BARD (bard@netcom.com)
Sat, 1 Apr 1995 07:32:56 GMT

In article <3lf34k$a9d@jupiter.wichitaks.hmpd.com>,
Jim Foley <jimf@vangelis.FtCollins.NCR.com> wrote:
>In article <bardD673D5.M88@netcom.com>, BARD <bard@netcom.com> wrote:
>>
>> Everything being equal, they were better equipped to survive
>> than either ape or man; yet they perished... How and by whom?
>>
>> Bard
>
>On what grounds do you say this? I have never read anything that would
>suggest it, and it doesn't even make much sense to say such a thing.
>Chimps are probably better at living on fruit in jungles,
>australopithecines were probably better at living on nuts and berries in
>a savannah environement.
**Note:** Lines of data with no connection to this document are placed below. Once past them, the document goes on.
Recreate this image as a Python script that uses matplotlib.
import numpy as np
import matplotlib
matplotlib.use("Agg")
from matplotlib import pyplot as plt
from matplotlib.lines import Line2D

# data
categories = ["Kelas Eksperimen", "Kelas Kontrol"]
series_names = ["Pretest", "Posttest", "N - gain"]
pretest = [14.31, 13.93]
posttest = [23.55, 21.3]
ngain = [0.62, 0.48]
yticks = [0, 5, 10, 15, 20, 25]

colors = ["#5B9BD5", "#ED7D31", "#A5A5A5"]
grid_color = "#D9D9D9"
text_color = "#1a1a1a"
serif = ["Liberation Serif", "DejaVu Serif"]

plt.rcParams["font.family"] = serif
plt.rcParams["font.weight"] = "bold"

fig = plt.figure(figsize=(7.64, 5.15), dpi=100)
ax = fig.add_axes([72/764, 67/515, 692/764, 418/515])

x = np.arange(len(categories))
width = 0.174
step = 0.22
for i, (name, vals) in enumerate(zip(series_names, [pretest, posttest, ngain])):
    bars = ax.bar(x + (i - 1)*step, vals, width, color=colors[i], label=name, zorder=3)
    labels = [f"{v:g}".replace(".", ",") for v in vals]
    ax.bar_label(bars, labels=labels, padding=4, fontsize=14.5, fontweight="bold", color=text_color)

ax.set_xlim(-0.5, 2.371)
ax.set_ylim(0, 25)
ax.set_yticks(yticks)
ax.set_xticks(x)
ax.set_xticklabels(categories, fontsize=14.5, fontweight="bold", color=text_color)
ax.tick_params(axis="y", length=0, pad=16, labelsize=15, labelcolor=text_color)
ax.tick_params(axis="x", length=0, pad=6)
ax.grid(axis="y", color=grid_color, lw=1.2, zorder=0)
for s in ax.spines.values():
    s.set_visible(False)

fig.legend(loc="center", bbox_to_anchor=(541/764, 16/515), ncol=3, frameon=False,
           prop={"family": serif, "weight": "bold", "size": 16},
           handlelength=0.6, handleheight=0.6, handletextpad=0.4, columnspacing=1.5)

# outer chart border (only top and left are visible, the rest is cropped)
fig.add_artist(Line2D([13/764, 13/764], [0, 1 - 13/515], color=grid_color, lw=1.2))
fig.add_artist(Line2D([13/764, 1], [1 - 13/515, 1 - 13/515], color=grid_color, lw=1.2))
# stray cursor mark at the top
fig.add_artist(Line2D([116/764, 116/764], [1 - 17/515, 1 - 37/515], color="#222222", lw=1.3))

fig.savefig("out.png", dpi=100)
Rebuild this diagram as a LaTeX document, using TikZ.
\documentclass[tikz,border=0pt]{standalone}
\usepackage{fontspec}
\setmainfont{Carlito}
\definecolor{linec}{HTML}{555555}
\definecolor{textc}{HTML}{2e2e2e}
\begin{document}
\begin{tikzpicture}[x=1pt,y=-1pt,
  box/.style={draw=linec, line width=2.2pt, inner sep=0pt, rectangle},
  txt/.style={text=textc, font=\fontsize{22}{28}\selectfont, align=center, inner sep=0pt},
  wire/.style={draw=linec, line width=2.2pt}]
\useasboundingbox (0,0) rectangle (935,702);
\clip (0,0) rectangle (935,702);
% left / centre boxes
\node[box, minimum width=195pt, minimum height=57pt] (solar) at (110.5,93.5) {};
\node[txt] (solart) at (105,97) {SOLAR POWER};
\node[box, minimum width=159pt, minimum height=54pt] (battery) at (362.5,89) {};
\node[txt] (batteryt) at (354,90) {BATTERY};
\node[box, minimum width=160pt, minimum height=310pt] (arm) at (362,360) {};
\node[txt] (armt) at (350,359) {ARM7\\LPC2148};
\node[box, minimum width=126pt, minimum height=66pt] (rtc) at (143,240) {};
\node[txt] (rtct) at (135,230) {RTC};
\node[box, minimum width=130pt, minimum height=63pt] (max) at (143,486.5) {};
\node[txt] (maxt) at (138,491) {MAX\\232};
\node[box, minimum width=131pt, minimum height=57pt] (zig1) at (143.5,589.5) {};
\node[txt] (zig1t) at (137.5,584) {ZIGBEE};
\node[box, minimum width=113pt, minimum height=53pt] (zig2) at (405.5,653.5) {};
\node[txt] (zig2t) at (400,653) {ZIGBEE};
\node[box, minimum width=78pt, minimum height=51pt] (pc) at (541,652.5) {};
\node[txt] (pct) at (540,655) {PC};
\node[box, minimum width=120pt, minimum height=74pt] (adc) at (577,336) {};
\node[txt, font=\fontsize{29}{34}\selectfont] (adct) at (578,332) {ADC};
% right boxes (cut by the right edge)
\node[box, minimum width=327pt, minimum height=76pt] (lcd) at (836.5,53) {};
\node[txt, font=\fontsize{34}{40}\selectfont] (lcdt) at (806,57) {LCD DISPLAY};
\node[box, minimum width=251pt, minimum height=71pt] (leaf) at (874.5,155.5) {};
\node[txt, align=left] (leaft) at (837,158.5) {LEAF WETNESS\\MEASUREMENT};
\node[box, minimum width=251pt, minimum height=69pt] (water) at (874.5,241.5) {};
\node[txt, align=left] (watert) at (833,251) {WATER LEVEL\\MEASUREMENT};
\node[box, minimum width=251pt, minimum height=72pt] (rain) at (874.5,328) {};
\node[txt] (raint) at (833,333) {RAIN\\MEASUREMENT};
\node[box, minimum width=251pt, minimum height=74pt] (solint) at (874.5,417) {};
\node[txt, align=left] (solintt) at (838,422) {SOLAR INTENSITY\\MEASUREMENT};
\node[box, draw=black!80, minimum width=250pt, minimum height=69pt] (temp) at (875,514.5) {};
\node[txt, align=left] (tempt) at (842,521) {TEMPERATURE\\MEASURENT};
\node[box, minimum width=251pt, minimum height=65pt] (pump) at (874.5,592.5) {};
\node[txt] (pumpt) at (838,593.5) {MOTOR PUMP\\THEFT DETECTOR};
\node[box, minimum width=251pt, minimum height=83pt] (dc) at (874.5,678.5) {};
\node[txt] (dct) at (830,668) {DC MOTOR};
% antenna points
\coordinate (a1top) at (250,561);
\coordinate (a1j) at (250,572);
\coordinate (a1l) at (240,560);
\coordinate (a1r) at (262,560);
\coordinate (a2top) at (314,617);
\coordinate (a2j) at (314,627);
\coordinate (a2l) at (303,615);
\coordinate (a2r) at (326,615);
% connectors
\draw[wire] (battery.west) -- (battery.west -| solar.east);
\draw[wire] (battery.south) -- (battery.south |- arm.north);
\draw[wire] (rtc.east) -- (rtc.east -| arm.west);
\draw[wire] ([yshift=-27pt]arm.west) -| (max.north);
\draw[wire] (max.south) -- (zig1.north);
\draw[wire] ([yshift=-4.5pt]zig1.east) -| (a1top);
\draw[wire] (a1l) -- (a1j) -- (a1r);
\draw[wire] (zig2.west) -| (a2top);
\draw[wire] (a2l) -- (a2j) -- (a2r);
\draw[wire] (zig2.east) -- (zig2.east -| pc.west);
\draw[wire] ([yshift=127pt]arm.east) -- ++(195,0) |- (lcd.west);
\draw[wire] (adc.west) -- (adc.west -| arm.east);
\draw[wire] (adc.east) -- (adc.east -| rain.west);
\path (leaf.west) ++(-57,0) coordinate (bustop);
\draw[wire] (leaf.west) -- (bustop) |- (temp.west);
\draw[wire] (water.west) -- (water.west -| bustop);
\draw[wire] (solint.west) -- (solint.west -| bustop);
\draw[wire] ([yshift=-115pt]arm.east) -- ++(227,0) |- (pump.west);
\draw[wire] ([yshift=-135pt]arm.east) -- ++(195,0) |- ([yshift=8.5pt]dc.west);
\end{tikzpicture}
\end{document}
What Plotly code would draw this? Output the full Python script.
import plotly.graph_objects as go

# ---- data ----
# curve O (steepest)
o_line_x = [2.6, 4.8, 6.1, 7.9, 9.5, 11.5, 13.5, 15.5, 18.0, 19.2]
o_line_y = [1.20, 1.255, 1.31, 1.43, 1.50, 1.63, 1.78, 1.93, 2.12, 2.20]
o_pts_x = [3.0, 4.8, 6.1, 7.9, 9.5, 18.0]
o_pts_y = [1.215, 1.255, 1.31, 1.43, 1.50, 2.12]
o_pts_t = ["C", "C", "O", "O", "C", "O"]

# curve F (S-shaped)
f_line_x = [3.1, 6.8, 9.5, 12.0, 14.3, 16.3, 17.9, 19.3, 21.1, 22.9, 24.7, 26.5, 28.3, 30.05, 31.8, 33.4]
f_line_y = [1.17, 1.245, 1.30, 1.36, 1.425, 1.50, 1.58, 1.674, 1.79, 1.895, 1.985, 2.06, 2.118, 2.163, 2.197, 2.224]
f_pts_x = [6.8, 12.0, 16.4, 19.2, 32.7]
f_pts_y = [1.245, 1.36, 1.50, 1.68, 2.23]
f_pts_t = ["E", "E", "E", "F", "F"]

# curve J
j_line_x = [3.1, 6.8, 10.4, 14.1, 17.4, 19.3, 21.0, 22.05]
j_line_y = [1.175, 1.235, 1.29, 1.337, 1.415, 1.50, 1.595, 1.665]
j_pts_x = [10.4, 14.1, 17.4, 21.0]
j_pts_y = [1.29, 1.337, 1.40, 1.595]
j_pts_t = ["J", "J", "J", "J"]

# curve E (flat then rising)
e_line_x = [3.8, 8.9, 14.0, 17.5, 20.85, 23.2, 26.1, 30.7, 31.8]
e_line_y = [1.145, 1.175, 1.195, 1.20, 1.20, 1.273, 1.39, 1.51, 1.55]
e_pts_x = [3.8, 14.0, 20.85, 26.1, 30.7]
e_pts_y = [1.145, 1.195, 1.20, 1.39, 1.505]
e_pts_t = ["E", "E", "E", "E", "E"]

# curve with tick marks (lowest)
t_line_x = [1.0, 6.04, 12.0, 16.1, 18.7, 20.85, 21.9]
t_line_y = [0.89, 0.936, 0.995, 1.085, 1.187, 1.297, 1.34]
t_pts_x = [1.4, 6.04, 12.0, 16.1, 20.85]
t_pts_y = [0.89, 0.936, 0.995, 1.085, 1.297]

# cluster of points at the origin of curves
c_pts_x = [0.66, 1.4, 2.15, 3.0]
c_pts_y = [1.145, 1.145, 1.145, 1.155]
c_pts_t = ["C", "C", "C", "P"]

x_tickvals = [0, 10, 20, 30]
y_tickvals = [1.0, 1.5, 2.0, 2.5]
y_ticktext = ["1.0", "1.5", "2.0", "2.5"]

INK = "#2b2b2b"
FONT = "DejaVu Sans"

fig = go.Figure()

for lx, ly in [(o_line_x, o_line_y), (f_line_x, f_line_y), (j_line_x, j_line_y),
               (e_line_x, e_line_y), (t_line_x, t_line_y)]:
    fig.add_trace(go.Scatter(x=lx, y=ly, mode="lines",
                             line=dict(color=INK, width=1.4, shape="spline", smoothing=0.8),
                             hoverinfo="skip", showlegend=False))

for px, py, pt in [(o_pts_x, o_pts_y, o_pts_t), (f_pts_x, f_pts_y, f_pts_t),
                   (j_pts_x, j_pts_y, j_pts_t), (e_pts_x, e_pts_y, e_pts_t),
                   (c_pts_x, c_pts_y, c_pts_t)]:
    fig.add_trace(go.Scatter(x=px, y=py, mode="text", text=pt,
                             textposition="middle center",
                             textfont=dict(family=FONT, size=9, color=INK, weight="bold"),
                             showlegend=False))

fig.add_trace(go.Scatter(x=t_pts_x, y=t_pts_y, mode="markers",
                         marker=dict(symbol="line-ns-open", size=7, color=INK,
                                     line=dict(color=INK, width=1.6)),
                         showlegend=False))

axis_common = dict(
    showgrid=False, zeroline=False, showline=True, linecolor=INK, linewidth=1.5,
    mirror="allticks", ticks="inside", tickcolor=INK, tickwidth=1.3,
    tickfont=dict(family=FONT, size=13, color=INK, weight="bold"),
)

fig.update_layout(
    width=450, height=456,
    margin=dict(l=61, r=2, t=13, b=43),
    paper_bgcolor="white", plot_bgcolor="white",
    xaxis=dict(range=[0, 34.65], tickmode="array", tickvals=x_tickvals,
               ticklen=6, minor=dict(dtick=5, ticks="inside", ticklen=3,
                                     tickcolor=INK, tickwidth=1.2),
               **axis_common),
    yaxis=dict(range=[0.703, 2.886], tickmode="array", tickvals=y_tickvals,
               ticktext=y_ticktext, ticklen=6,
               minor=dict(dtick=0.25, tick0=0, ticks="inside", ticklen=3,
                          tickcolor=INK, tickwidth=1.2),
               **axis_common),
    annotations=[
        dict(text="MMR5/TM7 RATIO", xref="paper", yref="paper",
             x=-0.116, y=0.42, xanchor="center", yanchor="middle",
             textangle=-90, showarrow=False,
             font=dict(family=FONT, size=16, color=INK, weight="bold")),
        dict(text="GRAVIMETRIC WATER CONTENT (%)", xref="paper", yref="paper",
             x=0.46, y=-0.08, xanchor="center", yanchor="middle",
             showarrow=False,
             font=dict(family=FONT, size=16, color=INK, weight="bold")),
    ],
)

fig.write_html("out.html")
Neither are "better" in some absolute sense of
>the word.
>
>I'm also curious about your earlier messages about proving that piths
>are extinct. What more proof would you want than the fact that they're
>not found? (A fossilized autobiography of the last living
>australopithecine?) We can be 99.999999% sure they're gone, and that's
>good enough for me.
>--
>Jim Foley Symbios Logic, Fort Collins
>Jim.Foley@symbios.com (303) 223-5100 x9765
>

Evolution suggests a progression in adaptability. Working backwards
we see the Pith's hands and feet were more evolved than the chimpanzee;
the chimp's more so than the baboon; the baboon more than the
tarsier, etc...

Piths could do more things, travel greater distances, eat a wider
variety of food, employ more clever ways to get this food; evade
danger better, and yet the chimpanzee survives and the Pith
doesn't.

Why?

And... not finding something is not "99.99999" proof it
doesn't exit. In this decade alone several species thought
long extinct have been discovered still with us.